===== Source data =====

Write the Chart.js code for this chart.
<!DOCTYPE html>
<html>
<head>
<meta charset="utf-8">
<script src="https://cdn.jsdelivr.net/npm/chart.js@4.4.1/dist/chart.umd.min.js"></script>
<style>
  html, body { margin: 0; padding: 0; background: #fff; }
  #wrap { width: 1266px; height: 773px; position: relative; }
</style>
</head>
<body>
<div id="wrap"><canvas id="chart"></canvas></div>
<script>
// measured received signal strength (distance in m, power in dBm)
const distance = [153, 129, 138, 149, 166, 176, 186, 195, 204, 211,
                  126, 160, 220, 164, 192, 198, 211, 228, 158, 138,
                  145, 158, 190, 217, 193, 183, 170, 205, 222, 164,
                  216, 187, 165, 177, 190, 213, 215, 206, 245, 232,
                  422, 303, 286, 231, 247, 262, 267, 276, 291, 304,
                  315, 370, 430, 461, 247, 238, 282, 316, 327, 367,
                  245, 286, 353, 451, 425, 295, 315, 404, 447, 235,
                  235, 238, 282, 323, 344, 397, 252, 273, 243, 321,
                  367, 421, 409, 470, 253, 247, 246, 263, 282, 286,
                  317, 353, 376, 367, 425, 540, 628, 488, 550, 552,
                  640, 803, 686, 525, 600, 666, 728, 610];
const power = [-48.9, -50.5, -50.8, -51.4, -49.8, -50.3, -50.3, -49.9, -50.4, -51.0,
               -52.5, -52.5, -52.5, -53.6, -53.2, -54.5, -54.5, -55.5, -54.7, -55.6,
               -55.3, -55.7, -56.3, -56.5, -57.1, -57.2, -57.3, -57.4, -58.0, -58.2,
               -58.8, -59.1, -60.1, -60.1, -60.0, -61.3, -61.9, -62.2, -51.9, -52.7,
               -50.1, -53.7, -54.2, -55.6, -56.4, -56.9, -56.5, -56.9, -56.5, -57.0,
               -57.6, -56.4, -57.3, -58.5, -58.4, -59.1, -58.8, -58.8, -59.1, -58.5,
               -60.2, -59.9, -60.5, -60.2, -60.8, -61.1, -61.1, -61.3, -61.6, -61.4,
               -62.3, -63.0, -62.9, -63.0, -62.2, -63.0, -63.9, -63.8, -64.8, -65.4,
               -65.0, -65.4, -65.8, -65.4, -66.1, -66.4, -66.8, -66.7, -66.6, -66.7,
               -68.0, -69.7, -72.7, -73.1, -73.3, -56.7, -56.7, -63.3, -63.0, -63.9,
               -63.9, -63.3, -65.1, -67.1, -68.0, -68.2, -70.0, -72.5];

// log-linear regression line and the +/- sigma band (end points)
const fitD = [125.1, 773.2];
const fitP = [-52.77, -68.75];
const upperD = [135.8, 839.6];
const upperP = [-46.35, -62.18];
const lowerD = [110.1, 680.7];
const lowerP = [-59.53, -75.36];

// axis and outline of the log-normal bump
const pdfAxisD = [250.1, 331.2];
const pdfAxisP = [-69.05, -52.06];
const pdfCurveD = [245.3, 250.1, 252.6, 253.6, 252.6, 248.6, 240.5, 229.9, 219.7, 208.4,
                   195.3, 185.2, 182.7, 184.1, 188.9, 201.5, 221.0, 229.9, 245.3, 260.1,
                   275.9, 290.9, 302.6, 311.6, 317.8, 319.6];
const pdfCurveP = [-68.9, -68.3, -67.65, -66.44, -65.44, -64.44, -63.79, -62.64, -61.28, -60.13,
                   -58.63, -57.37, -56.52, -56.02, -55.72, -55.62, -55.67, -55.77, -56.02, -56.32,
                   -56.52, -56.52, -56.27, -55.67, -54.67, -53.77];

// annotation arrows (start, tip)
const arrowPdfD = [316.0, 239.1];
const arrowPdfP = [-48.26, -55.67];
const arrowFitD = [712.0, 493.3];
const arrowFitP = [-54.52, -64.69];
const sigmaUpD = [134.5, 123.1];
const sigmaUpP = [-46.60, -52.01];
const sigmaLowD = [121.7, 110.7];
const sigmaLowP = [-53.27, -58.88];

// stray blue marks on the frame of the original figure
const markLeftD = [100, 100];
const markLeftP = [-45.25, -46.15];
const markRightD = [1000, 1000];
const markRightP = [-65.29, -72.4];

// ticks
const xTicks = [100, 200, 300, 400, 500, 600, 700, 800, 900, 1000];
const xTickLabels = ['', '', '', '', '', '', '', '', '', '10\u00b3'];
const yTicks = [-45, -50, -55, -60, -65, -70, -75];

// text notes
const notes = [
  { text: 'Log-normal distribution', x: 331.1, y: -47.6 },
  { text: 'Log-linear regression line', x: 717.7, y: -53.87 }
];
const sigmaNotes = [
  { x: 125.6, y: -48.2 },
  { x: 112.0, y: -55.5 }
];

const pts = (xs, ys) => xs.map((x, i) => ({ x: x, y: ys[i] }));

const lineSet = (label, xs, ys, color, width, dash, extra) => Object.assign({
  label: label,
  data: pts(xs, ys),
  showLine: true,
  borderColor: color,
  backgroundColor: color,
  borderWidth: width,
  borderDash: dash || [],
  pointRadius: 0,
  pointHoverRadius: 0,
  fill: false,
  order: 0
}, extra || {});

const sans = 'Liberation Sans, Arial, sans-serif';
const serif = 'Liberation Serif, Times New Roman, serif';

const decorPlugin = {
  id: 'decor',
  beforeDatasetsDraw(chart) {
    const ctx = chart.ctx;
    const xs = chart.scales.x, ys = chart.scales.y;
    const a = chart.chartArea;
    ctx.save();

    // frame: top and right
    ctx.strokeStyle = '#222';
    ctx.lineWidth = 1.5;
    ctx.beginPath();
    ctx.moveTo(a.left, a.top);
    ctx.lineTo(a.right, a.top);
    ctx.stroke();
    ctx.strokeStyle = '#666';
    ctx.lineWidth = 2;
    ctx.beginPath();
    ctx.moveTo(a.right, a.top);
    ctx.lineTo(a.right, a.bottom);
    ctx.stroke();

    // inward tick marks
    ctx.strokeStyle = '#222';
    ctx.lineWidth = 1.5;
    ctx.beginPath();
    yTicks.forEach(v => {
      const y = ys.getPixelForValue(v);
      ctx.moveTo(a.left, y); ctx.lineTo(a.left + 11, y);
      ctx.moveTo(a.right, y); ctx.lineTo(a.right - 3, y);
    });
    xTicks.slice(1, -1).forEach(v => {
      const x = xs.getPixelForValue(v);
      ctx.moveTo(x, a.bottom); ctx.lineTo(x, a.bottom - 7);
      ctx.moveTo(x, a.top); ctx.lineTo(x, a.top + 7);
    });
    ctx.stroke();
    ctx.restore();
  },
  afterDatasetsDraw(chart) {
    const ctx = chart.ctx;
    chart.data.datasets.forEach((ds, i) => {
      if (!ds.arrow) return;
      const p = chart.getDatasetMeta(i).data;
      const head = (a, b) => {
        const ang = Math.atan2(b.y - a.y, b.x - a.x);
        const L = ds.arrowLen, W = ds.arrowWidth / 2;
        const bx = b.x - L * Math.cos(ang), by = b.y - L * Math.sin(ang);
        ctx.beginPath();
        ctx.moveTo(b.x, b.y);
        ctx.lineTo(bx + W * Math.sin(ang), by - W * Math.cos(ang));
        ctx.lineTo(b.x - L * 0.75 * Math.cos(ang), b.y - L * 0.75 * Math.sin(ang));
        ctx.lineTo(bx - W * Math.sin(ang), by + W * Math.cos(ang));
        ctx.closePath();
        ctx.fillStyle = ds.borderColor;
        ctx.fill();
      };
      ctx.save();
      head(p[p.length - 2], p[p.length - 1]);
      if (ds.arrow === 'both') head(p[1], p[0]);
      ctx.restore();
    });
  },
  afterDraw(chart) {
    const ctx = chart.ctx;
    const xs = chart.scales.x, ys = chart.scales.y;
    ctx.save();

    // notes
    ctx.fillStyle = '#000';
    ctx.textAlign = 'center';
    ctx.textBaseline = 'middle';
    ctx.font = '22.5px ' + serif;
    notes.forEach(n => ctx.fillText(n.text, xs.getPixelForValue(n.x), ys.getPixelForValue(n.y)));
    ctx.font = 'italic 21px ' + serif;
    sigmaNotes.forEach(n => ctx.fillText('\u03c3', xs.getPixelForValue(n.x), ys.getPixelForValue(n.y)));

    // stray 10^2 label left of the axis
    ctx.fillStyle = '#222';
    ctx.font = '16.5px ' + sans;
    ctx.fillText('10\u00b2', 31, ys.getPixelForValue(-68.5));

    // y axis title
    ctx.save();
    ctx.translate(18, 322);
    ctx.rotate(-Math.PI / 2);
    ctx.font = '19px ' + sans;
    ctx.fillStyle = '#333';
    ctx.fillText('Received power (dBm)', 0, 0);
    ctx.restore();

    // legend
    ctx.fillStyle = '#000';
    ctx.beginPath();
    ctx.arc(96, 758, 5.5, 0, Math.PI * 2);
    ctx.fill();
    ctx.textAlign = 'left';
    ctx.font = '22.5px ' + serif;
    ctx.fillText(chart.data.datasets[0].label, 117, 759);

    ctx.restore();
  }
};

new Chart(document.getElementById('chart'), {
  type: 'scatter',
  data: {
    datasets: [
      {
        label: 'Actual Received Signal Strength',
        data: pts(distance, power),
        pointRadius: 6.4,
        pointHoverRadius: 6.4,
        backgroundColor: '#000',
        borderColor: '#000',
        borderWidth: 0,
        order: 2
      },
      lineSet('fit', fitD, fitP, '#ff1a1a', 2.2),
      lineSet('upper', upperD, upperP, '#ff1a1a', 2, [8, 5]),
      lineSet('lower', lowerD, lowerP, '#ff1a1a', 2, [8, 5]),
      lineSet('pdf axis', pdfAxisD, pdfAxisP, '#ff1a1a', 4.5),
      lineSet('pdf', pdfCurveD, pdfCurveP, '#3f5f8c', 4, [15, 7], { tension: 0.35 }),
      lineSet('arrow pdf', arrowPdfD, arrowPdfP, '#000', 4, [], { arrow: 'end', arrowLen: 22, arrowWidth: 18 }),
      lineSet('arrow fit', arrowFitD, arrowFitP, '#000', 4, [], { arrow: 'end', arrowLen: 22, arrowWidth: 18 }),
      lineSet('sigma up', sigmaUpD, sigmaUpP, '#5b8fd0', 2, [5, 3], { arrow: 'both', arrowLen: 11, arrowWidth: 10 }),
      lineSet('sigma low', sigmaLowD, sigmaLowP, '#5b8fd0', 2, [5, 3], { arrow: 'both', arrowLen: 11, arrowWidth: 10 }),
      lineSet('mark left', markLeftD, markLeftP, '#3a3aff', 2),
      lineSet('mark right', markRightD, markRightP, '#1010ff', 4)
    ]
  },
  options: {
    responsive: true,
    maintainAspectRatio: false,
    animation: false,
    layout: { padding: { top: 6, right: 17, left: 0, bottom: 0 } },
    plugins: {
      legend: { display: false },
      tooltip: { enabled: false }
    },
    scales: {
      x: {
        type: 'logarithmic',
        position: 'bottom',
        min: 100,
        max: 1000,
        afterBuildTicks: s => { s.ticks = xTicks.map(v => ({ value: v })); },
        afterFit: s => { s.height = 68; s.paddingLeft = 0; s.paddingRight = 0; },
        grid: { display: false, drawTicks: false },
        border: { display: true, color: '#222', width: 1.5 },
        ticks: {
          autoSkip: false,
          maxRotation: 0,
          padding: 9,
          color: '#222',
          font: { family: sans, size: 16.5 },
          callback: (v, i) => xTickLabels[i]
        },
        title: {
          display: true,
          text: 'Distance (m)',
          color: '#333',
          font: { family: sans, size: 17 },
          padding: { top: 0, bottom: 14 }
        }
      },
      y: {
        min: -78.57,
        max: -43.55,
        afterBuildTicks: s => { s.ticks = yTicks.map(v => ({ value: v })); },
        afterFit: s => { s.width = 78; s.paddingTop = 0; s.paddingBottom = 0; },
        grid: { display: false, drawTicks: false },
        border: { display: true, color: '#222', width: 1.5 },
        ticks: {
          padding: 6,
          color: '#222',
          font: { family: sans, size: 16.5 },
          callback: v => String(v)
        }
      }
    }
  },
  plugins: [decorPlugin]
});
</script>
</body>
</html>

=====

What is required: Exactly repeat the lines running from the top of the listing to the line bearing "-63.9, -63.3, -65.1, -67.1, -68.0, -68.2, -70.0, -72.5];", both of those lines included, and only them.

In response:
Write the Chart.js code for this chart.
<!DOCTYPE html>
<html>
<head>
<meta charset="utf-8">
<script src="https://cdn.jsdelivr.net/npm/chart.js@4.4.1/dist/chart.umd.min.js"></script>
<style>
  html, body { margin: 0; padding: 0; background: #fff; }
  #wrap { width: 1266px; height: 773px; position: relative; }
</style>
</head>
<body>
<div id="wrap"><canvas id="chart"></canvas></div>
<script>
// measured received signal strength (distance in m, power in dBm)
const distance = [153, 129, 138, 149, 166, 176, 186, 195, 204, 211,
                  126, 160, 220, 164, 192, 198, 211, 228, 158, 138,
                  145, 158, 190, 217, 193, 183, 170, 205, 222, 164,
                  216, 187, 165, 177, 190, 213, 215, 206, 245, 232,
                  422, 303, 286, 231, 247, 262, 267, 276, 291, 304,
                  315, 370, 430, 461, 247, 238, 282, 316, 327, 367,
                  245, 286, 353, 451, 425, 295, 315, 404, 447, 235,
                  235, 238, 282, 323, 344, 397, 252, 273, 243, 321,
                  367, 421, 409, 470, 253, 247, 246, 263, 282, 286,
                  317, 353, 376, 367, 425, 540, 628, 488, 550, 552,
                  640, 803, 686, 525, 600, 666, 728, 610];
const power = [-48.9, -50.5, -50.8, -51.4, -49.8, -50.3, -50.3, -49.9, -50.4, -51.0,
               -52.5, -52.5, -52.5, -53.6, -53.2, -54.5, -54.5, -55.5, -54.7, -55.6,
               -55.3, -55.7, -56.3, -56.5, -57.1, -57.2, -57.3, -57.4, -58.0, -58.2,
               -58.8, -59.1, -60.1, -60.1, -60.0, -61.3, -61.9, -62.2, -51.9, -52.7,
               -50.1, -53.7, -54.2, -55.6, -56.4, -56.9, -56.5, -56.9, -56.5, -57.0,
               -57.6, -56.4, -57.3, -58.5, -58.4, -59.1, -58.8, -58.8, -59.1, -58.5,
               -60.2, -59.9, -60.5, -60.2, -60.8, -61.1, -61.1, -61.3, -61.6, -61.4,
               -62.3, -63.0, -62.9, -63.0, -62.2, -63.0, -63.9, -63.8, -64.8, -65.4,
               -65.0, -65.4, -65.8, -65.4, -66.1, -66.4, -66.8, -66.7, -66.6, -66.7,
               -68.0, -69.7, -72.7, -73.1, -73.3, -56.7, -56.7, -63.3, -63.0, -63.9,
               -63.9, -63.3, -65.1, -67.1, -68.0, -68.2, -70.0, -72.5];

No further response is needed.